Not pictured in these stories were photographs of investors kissing their money goodbye. Or setting fire to it.
Even if In Like Flynn had have been half good as a movie, it is hard to imagine queues forming for a bulldust-coated account of Australian screen icon Errol Flynn’s early days as our very own Indiana Jones.
Particularly when the old Australian Crawl song Errol got there first, told pretty much the same story inside four minutes, and left us all with something to hum for years to come.
Releasing an already antiquated curio such as In Like Flynn in 2018 is like asking viewers to spring for a ticket to a movie chronicling Chips Rafferty’s days as a plumber’s apprentice, Jack Thompson driving a taxi to make ends meet, or that time Paul Hogan painted the whole of the Sydney Harbour Bridge.
According to Flynn’s fanciful memoirs - a dodgy blueprint for a movie if ever there was one - his pre-fame years were packed full of near-death encounters with cannibals in Papua New Guinea, cut-throat Irish gangsters, renegade Chinese drug cartels and, umm, a corrupt Townsville mayor.
Not to mention the hundreds of women who just couldn’t resist Flynn (whose fabled charisma eludes the range of lead actor Thomas Cocquerel) as soon as they laid eyes on him.

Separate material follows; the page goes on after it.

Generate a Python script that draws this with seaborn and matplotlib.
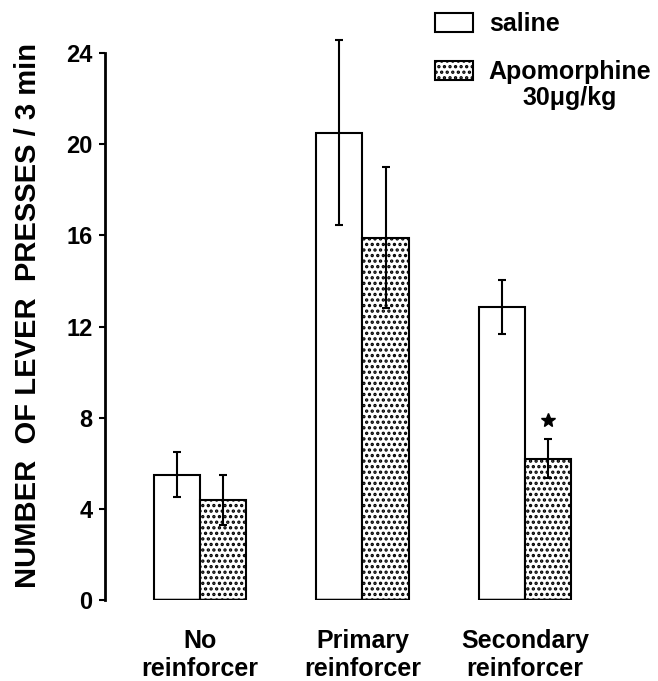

Though history does record that the bloke was a flagrant, dazzle-’em-then-ditch-’em type, there is some quite icky about the disposable manner in which In Like Flynn portrays females who fall under his spell. Particularly now in the era of #MeToo.
If the source material is an obvious myth, the movie version - which also includes a yachting odyssey in search of lost gold - is a tone-deaf mess. Avoid.